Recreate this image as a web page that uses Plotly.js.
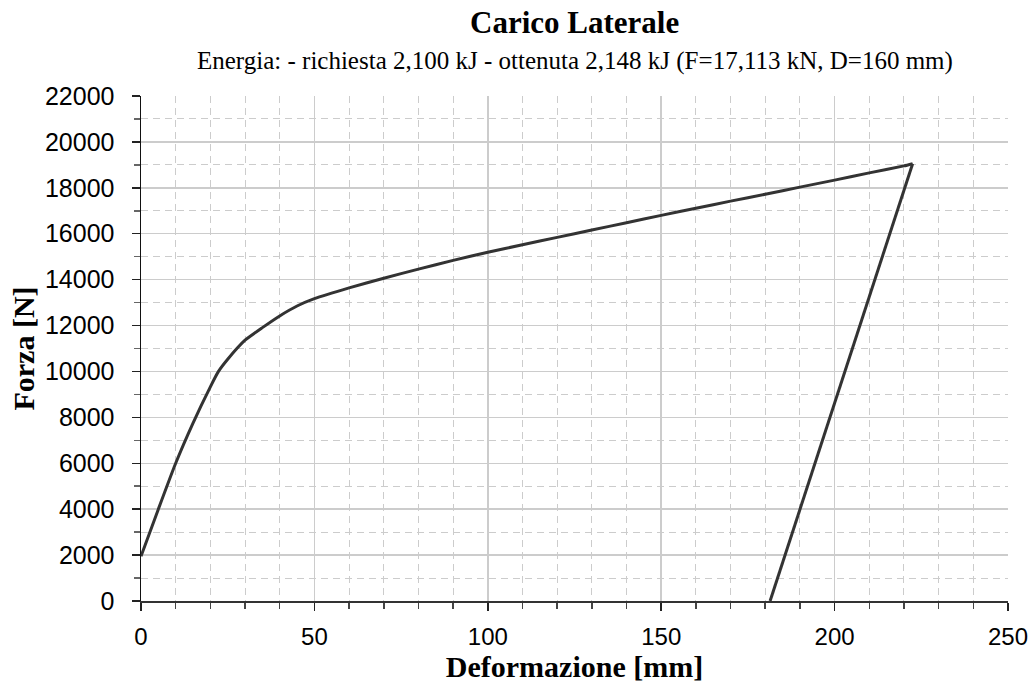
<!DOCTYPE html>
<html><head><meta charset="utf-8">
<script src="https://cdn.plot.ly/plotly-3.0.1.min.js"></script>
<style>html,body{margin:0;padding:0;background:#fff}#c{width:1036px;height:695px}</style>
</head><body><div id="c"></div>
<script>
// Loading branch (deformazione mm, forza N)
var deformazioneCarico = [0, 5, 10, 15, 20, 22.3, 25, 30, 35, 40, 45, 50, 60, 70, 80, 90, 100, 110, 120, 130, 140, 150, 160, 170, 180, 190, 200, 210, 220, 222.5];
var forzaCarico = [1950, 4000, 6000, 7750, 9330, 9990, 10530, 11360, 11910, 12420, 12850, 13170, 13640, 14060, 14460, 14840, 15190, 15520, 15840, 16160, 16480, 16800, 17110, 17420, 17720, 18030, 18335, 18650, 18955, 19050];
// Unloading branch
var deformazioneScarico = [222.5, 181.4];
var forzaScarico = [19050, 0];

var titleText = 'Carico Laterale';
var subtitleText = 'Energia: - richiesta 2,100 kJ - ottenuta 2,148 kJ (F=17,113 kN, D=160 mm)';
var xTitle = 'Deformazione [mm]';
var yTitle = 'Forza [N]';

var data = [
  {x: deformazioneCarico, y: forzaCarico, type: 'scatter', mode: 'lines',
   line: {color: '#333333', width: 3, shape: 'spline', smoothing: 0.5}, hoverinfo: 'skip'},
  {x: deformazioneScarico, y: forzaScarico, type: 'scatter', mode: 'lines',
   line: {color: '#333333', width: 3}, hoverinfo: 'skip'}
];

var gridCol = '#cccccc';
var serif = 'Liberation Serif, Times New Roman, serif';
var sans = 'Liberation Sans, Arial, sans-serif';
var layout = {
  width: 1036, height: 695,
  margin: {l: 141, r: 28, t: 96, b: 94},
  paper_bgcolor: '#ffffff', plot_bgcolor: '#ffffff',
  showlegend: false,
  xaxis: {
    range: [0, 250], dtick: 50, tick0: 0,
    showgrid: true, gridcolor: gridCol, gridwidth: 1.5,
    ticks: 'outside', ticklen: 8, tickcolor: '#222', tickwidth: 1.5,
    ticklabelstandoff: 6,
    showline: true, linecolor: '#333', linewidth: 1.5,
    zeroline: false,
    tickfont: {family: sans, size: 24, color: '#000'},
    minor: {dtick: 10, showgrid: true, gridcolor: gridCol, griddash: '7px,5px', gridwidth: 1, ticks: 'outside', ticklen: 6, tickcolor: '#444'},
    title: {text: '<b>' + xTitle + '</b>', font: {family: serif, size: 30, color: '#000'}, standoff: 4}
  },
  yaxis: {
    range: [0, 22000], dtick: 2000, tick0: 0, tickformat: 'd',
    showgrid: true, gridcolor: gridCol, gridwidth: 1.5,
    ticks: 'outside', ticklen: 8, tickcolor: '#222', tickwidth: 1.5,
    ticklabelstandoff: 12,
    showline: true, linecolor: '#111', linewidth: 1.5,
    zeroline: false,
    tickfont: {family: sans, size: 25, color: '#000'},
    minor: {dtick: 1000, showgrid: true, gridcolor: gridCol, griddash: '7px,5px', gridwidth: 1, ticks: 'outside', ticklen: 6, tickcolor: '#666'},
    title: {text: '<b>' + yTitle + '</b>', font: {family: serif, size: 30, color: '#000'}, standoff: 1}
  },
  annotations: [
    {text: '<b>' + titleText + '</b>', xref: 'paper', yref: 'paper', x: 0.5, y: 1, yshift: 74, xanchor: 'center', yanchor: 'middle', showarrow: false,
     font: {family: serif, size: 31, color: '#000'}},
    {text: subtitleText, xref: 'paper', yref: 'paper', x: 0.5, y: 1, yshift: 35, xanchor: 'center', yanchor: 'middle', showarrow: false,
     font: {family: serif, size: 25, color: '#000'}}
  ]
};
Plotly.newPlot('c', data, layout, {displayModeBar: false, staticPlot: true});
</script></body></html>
****
- **Work to complete**
Write out an exact copy of the listing, first line through the line containing "var forzaScarico = [19050, 0];", with the pictures left out.

- **Finished exercise**
Recreate this image as a web page that uses Plotly.js.
<!DOCTYPE html>
<html><head><meta charset="utf-8">
<script src="https://cdn.plot.ly/plotly-3.0.1.min.js"></script>
<style>html,body{margin:0;padding:0;background:#fff}#c{width:1036px;height:695px}</style>
</head><body><div id="c"></div>
<script>
// Loading branch (deformazione mm, forza N)
var deformazioneCarico = [0, 5, 10, 15, 20, 22.3, 25, 30, 35, 40, 45, 50, 60, 70, 80, 90, 100, 110, 120, 130, 140, 150, 160, 170, 180, 190, 200, 210, 220, 222.5];
var forzaCarico = [1950, 4000, 6000, 7750, 9330, 9990, 10530, 11360, 11910, 12420, 12850, 13170, 13640, 14060, 14460, 14840, 15190, 15520, 15840, 16160, 16480, 16800, 17110, 17420, 17720, 18030, 18335, 18650, 18955, 19050];
// Unloading branch
var deformazioneScarico = [222.5, 181.4];
var forzaScarico = [19050, 0];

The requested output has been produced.